Alexandra Willig - Church Visit #3
Church name: Calvary Naperville
Church address: 9S200 IL-59, Naperville, IL
60564
Date attended: March 22, 2015
Church category: Assemblies of God,
Spanish-speaking service
Describe the worship service you attended. How was it
similar to or different from your regular context?
The service I attended was a Sunday morning Spanish-speaking
church service in a side room at Calvary Church in Naperville. The 40-minutes
message was given by Pastor Alberto Lopez, and the service was approximately an
hour and a half long. The room for the
Spanish service, separate from the main worship center, was mostly composed of
Hispanic families (many with children) and the population did not fill the
whole space. As an Assemblies of God church, the worship was very animated and
incorporated traditionally non-Western worship songs. The sermon was presented
vivaciously, with tonal changes and much movement of the hands of the speaker. I
am used to attending a Pentecostal church—when inside and outside an English-speaking
country—so it was interesting to see my two church “worlds” from Ecuador and
the United States fused in the service. The music, guitar-focused and with a
stalled Latin beat, mimicked that of my Ecuadorian house church. I was very
pleased to be able to understand the whole message and connect with the
congregation afterwards in Spanish. My discomfort with Spanish had been a
barrier before when I visited a Spanish-speaking Episcopal church service last
spring in Glen Ellyn.
What did you find most interesting or appealing about the
worship service?
I found the greeting, the animated worship, and the message
most interesting about the worship service.
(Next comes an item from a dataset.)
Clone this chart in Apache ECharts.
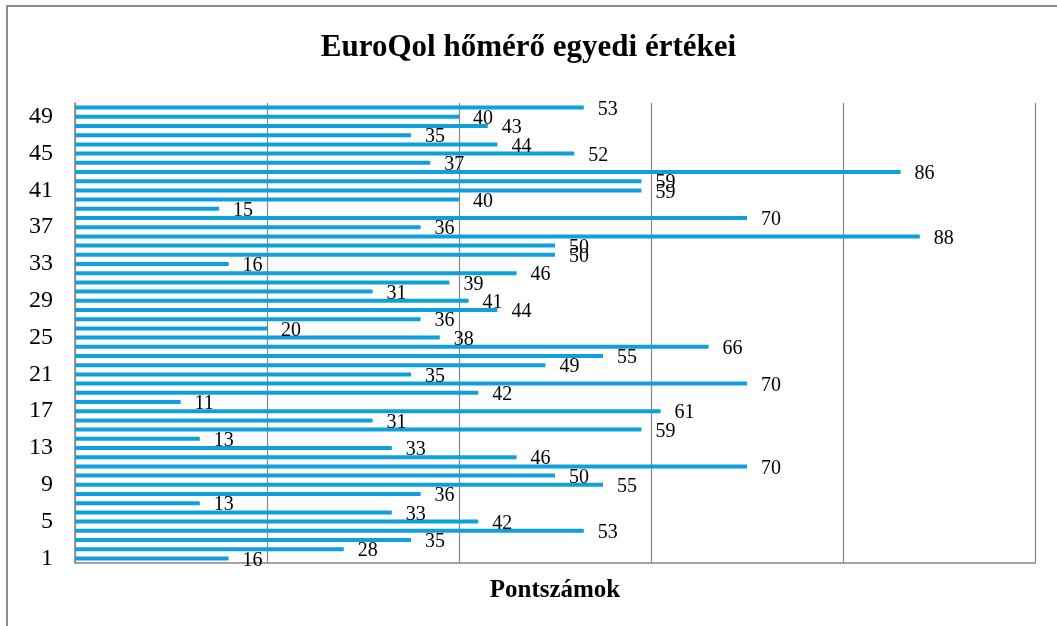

First, I loved when the
congregation took time to greet neighbor and welcome one another. There was an
overt physicality—kissing on the cheek, etc.—which reminded me of the common
greeting in Guayaquil. Second, I appreciated the clapping and loud vocals for
the animated worship. Not everyone was on tune, nor was singing on-pitch
harmony necessary. People were loud and took up space and I enjoyed this
“anything goes” mentality in worship. Third, I found the message interesting for
Protestant listeners, especially Latino Protestants. The pastor’s message
focused on the risk of death in the practice of religious tradition. He spoke
to the congregation, laughing about how rituals are core to Latino identity. He
walked through key traditions in each country distinctly, whether it be a food
traditional around a holiday or a special dance or musical form within that
country. He then moved into the passage of the Pharisee’s questioning Jesus
about tradition and Jesus’ response. The message was tailored to the audience.
It situated the church in contrast to what many see as the pervasive “Catholic
culture” in Latin America and even here in the United States.
What did you find most disorienting or challenging about
the worship service?
While I found the message interesting, I also found the core
proclamation challenging: tradition makes for a dead religion. This negative
conflation of tradition was a trend I found often in Guayaquil and see also in
many Pentecostal congregations in the United States. It is true that tradition
can yield unfruitful results, but there is also deep doctrinal truths and forms
of accountability that Spirit-focused churches underplay with tradition. In
these congregations (and my own!) the law is seen as purely oppressive and
tradition as cold and empty. For Spanish-speaking populations this is
understandably the case, especially where colonial hegemonic rule linked with Catholicism
have destroyed native populations and families in Latin America. However,
categorizing tradition as only negative or oppressive can produce poor results.
This is not the whole story, and limits the blessings possible for a united
Church on earth.
What aspects of Scripture or theology did the worship
service illuminate for you that you had not perceived as clearly in your
regular context?
As mentioned, it was insightful to step back into a
Spanish-speaking congregation with their distinct cultural, economic, and
political history. This illuminated for me the role of tradition and the fusion
of culture in interpretations of Scripture. I loved partaking in the Spanish worship
here in the United States, fusing together two worlds I am acquainted with into
a complex and meaningful service. Finally, I felt an unashamed-ness and an
excitement during the service and message, something that is not always obvious
in my regular context of chapel at Wheaton. The congregation was not scared to
look like a fool for the sake of the Gospel, or go against what were power
structures associated with the Catholic church in their home contexts.